Problem statement: Find the string "this" in the listing and report every line that has it.

Extracted information:
☆ ☆ ☆ ☆ ☆

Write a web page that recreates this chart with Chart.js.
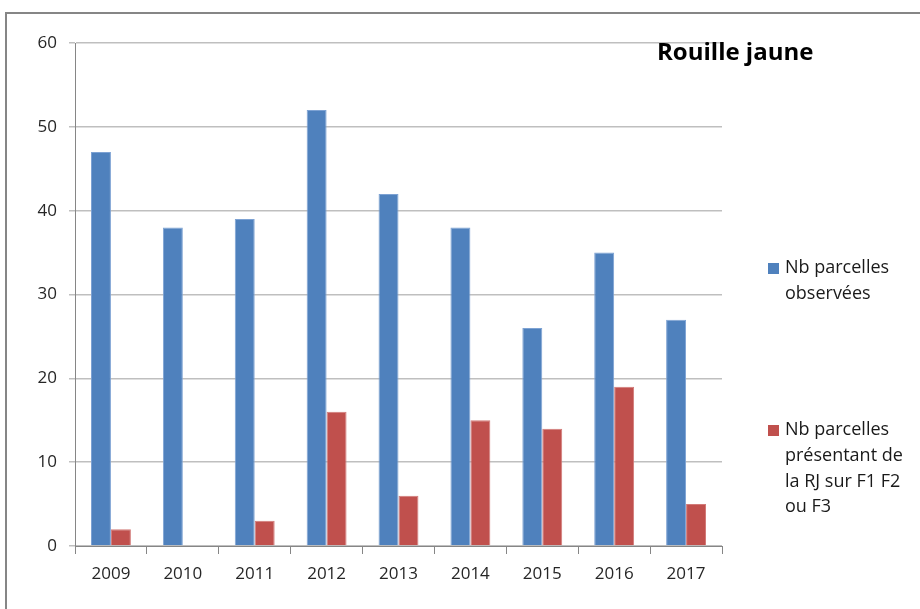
<!DOCTYPE html>
<html>
<head>
<meta charset="utf-8">
<script src="https://cdn.jsdelivr.net/npm/chart.js@4/dist/chart.umd.min.js"></script>
<style>
    body { margin: 0; background: #ffffff; }
    #wrap { width: 920px; height: 609px; position: relative; }
</style>
</head>
<body>
<div id="wrap"><canvas id="chart"></canvas></div>
<script>
const years = ["2009", "2010", "2011", "2012", "2013", "2014", "2015", "2016", "2017"];
const observed = [47, 38, 39, 52, 42, 38, 26, 35, 27];
const withRust = [2, 0, 3, 16, 6, 15, 14, 19, 5];
const seriesNames = [
    ["Nb parcelles", "observées"],
    ["Nb parcelles", "présentant de", "la RJ sur F1 F2", "ou F3"],
];
const titleText = "Rouille jaune";

const labelFont = { family: "'Open Sans', 'Liberation Sans', sans-serif", size: 17 };

// frame, title and the wrapped legend on the right
const extras = {
    id: "extras",
    beforeDraw(chart) {
        const ctx = chart.ctx;
        ctx.save();
        ctx.strokeStyle = "#868686";
        ctx.lineWidth = 2;
        ctx.strokeRect(6, 13, 1000, 1000);
        ctx.restore();
    },
    afterDraw(chart) {
        const ctx = chart.ctx;
        ctx.save();
        ctx.fillStyle = "#000000";
        ctx.font = "bold 24px 'Open Sans', 'Liberation Sans', sans-serif";
        ctx.textAlign = "left";
        ctx.textBaseline = "middle";
        ctx.fillText(titleText, 657, 53);

        const tops = [268, 430];
        ctx.font = "18px 'Open Sans', 'Liberation Sans', sans-serif";
        chart.data.datasets.forEach((ds, i) => {
            ctx.fillStyle = ds.backgroundColor;
            ctx.fillRect(768, tops[i] - 5, 11, 11);
            ctx.fillStyle = "#1a1a1a";
            seriesNames[i].forEach((line, j) => {
                ctx.fillText(line, 785, tops[i] + j * 25.7);
            });
        });
        ctx.restore();
    },
};

const config = {
    type: "bar",
    data: {
        labels: years,
        datasets: [
            {
                label: seriesNames[0].join(" "),
                data: observed,
                backgroundColor: "#4f81bd",
                borderColor: "#7da2d3",
                borderWidth: 1,
                categoryPercentage: 0.555,
                barPercentage: 1,
            },
            {
                label: seriesNames[1].join(" "),
                data: withRust,
                backgroundColor: "#c0504d",
                borderColor: "#d27a78",
                borderWidth: 1,
                categoryPercentage: 0.555,
                barPercentage: 1,
            },
        ],
    },
    options: {
        responsive: true,
        maintainAspectRatio: false,
        animation: false,
        layout: { padding: { top: 43, right: 198, left: 0, bottom: 0 } },
        plugins: {
            legend: { display: false },
            title: { display: false },
            tooltip: { enabled: false },
        },
        scales: {
            x: {
                afterFit(scale) { scale.height = 63; },
                grid: {
                    drawOnChartArea: false,
                    drawTicks: true,
                    tickLength: 8,
                    color: "#868686",
                },
                border: { color: "#868686", width: 1 },
                ticks: { color: "#262626", font: labelFont, padding: 10 },
            },
            y: {
                min: 0,
                max: 60,
                afterFit(scale) { scale.width = 75; },
                grid: {
                    color: "#bfbfbf",
                    lineWidth: 1.5,
                    drawTicks: true,
                    tickLength: 6,
                },
                border: { color: "#868686", width: 1 },
                ticks: { stepSize: 10, color: "#262626", font: labelFont, padding: 12 },
            },
        },
    },
    plugins: [extras],
};

new Chart(document.getElementById("chart"), config);
</script>
</body>
</html>
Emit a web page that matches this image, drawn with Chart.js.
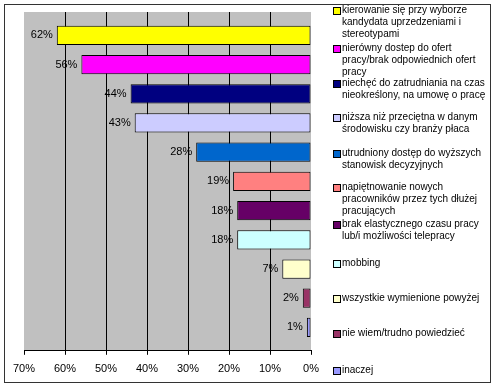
<!DOCTYPE html>
<html>
<head>
<meta charset="utf-8">
<script src="https://cdn.jsdelivr.net/npm/chart.js@4"></script>
<style>
  body { margin: 0; background: #fff; }
  #wrap { position: relative; width: 496px; height: 388px; }
  #frame { position: absolute; left: 4px; top: 4px; width: 485px; height: 377px; border: 1px solid #333; box-sizing: content-box; pointer-events: none; }
  .item { position: absolute; left: 333px; font: 10px "Liberation Sans", Arial, sans-serif; line-height: 12px; color: #000; white-space: nowrap; }
  .item .box { position: absolute; left: 0; top: 3px; width: 6px; height: 6px; border: 1px solid #000; }
  .item .txt { margin-left: 9px; }
</style>
</head>
<body>
<div id="wrap">
  <canvas id="chart" width="496" height="388"></canvas>
  <div id="legend"></div>
  <div id="frame"></div>
</div>
<script>
// answers, one bar each (legend lines kept as they wrap in the original)
const categories = [
  ["kierowanie się przy wyborze", "kandydata  uprzedzeniami i", "stereotypami"],
  ["nierówny dostep do ofert", "pracy/brak odpowiednich ofert", "pracy"],
  ["niechęć do zatrudniania na czas", "nieokreślony, na umowę o pracę"],
  ["niższa niż przeciętna w danym", "środowisku czy branży płaca"],
  ["utrudniony dostęp do wyższych", "stanowisk decyzyjnych"],
  ["napiętnowanie nowych", "pracowników przez tych dłużej", "pracujących"],
  ["brak elastycznego czasu pracy", "lub/i możliwości  telepracy"],
  ["mobbing"],
  ["wszystkie wymienione powyżej"],
  ["nie wiem/trudno powiedzieć"],
  ["inaczej"]
];
const values = [62, 56, 44, 43, 28, 19, 18, 18, 7, 2, 1];
const barColors = ["#FFFF00", "#FF00FF", "#000080", "#CCCCFF", "#0066CC", "#FF8080",
                   "#660066", "#CCFFFF", "#FFFFCC", "#993366", "#9999FF"];
const xTicks = [0, 10, 20, 30, 40, 50, 60, 70];

// legend entry tops (px), the original legend is not evenly spaced
const legendTops = [4, 42, 77, 111, 147, 181, 218, 257, 292, 327, 364];

const legend = document.getElementById("legend");
categories.forEach((lines, i) => {
  const d = document.createElement("div");
  d.className = "item";
  d.style.top = legendTops[i] + "px";
  d.innerHTML = '<span class="box" style="background:' + barColors[i] + '"></span>' +
    '<div class="txt">' + lines.join("<br>") + "</div>";
  legend.appendChild(d);
});

const plotBg = {
  id: "plotBg",
  beforeDraw(chart) {
    const a = chart.chartArea;
    const c = chart.ctx;
    c.save();
    c.fillStyle = "#C0C0C0";
    c.fillRect(a.left, a.top, a.right - a.left, a.bottom - a.top);
    c.restore();
  },
};

const valueLabels = {
  id: "valueLabels",
  afterDatasetsDraw(chart) {
    const c = chart.ctx;
    c.save();
    c.font = '11px "Liberation Sans", Arial, sans-serif';
    c.fillStyle = "#000";
    c.textAlign = "right";
    c.textBaseline = "middle";
    chart.getDatasetMeta(0).data.forEach((bar, i) => {
      c.fillText(values[i] + "%", bar.x - 4, bar.y);
    });
    c.restore();
  },
};

new Chart(document.getElementById("chart"), {
  type: "bar",
  data: {
    datasets: [{
      data: values.map((v, i) => ({ x: v, y: i })),
      backgroundColor: barColors,
      borderColor: "#000",
      borderWidth: 1,
      borderSkipped: false,
      barPercentage: 0.66,
      categoryPercentage: 1,
    }],
  },
  options: {
    indexAxis: "y",
    responsive: false,
    animation: false,
    devicePixelRatio: 1,
    layout: { padding: { left: 24, right: 185, top: 12, bottom: 4 } },
    plugins: { legend: { display: false }, tooltip: { enabled: false } },
    scales: {
      x: {
        type: "linear",
        reverse: true,
        min: 0,
        max: 70,
        afterBuildTicks: (axis) => { axis.ticks = xTicks.map((v) => ({ value: v })); },
        ticks: {
          color: "#000",
          padding: 8,
          font: { family: '"Liberation Sans", Arial, sans-serif', size: 11 },
          callback: (v) => v + "%",
        },
        grid: {
          color: (ctx) => (ctx.tick && (ctx.tick.value === 0 || ctx.tick.value === 70)) ? "rgba(0,0,0,0)" : "#000",
          tickColor: "#000",
          tickLength: 4,
          lineWidth: 1,
        },
        border: { display: true, color: "#000" },
      },
      y: {
        type: "linear",
        reverse: true,
        offset: false,
        min: -0.8,
        max: 10.8,
        display: false,
        grid: { offset: false },
        afterBuildTicks: (axis) => { axis.ticks = values.map((v, i) => ({ value: i })); },
      },
    },
  },
  plugins: [plotBg, valueLabels],
});
</script>
</body>
</html>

☆ ☆ ☆ ☆ ☆

Worked answer:
Write a web page that recreates this chart with Chart.js.
Emit a web page that matches this image, drawn with Chart.js.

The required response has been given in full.